I don’t believe in forever or in love as a mystical state

I don’t believe in the stars or the planets or angels watching from above

But I believe there’s a ghost of a chance that we can find some one to love

And make it last”

I have a wonderful marriage; my wife and I are very much in love, but it hasn’t been easy and I certainly don’t want to say, “Hey, we did it, you can too!” For us it has been worth it, but it has meant a lot of pain and regret as well as happiness. It is possible; it’s just not easy; which can be said of marriage in general, only with brain injury it is more so.

Sunday, August 12, 2012

The First Time I Walked

Imagine my fiance, 25 and very beautiful, quick, curious, and playful. She was engaged to her soulmate and they were to be married in June. Her life was pregnant with possibility.

Then her soulmate was in a tragic accident. At first it didn't seem likely he'd live, then it was assumed if he ever came out of his coma he'd likely be in a very low functioning state, needing constant care, living in a nursing home for the rest of his life. His own family was telling her they'd understand if she left and got on with her life, in fact they were telling her to move on with her life. But she said, "no, that won't be necessary, Mike will get better."

As I lay there in my hospital bed, I couldn't believe that my child hood sweetheart was actually with me and planning to mary me. I felt more than a debt, I felt gratitude and thankfulness of the deepest most intimate kind. If I loved her I would be a partner to her, not a burden. The best way I could show her this was to walk down the aisle with her in June. It was February and I was still unable to walk without assistance or supports.

I decided that if I loved her, then I could walk. I made my walking a metaphor for my love. With each step being a metaphor for telling her, "I love you." I couldn't tell her with words, my speech was so poor at that point.

The day came, they took me down to the rehab room and wheeled me in front of the parallel bars. I stared at them trying to overcome my fear of failure. My therapist told me, "Give it a try, its okay if you can't." She began to say we could try again tomorrow, but I cut her off."

"No it is not!" I mumbled, feeling quite pathetic. I reached for the bars and I tried gallantly to pull myself up.

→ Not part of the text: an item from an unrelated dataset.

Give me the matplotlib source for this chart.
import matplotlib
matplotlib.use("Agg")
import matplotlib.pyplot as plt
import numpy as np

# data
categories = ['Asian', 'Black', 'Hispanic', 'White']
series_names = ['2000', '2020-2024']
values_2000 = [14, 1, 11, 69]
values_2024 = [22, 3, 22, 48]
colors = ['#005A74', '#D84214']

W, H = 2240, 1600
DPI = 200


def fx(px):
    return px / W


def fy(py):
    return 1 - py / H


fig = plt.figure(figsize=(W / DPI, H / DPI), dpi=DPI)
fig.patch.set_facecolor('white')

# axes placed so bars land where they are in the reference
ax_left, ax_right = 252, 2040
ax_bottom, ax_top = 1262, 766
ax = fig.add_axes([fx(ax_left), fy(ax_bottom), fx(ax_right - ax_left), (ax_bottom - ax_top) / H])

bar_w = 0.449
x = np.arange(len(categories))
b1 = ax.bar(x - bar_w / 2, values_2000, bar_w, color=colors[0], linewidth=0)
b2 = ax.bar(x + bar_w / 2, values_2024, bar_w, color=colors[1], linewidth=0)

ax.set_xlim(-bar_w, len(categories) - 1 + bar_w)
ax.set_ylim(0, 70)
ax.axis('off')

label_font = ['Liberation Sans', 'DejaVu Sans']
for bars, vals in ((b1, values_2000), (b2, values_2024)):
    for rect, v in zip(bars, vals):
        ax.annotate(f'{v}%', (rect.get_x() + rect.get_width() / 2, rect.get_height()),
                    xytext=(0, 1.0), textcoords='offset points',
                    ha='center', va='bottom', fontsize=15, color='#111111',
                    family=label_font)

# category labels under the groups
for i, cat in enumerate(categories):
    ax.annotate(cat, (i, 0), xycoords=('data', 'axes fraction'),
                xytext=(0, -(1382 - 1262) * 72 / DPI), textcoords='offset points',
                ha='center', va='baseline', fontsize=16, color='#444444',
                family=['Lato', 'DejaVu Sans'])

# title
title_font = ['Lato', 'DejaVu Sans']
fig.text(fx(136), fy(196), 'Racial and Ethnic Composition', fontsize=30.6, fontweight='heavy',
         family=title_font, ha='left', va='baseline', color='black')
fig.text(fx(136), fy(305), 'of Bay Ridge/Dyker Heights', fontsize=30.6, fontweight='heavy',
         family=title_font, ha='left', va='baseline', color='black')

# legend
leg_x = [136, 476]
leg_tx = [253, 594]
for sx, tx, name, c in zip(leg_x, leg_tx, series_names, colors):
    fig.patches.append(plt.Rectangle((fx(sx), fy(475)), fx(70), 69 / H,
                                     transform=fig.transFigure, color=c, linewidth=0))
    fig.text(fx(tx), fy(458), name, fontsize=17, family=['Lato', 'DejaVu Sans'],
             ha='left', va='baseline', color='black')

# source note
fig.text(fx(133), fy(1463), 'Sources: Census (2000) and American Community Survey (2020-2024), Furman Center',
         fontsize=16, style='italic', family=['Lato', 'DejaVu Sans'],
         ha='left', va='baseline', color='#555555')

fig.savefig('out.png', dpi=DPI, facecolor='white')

I didn't know it would seem so impossible, but I thought of my fiance, I felt my love, I winced and I strained and with shakey uncertain legs I stood. Everyone in the therapy room cheered. I paused, gathered my strength and set my intentions. I shifted my wait to my left leg, the one that felt heavy with water. I tried raising my right leg to bring it forward. I panicked and set it quickly back down. Sweat was on my forehead and my teeth were clenched tightly. I set my intentions. I tried again, I felt like a skyscraper leaning in the wind, I thought of a sailing ship foundering in a gale, I closed my eyes on the inhale and opened them as I exhaled and took a step.

"I love you." The inner monologue resonated from my heart. I had done it! I had taken my first step.

Now I was in a jam. I had one foot forward and felt very off balance. Now everybody was watching, no cheers, just stunned silence. I rocked back and forth from foot to foot, trying to find a stable platform. There was no avail. Fear gripped me, I clenched my teeth as my breath coarsed sharp and short between them. I leaned forward and dragged my left foot ahead.

"I...Love....You! I had done it, I had walked! I wanted to raise both my hands over my head but no sooner had I tried then I started to fall and I brought my hands down and grabbed the rails tightly. White knuckle grip. I leaned on one hand with my hip and bowed my head while I raised the other arm in the air. Victory! And I breathed.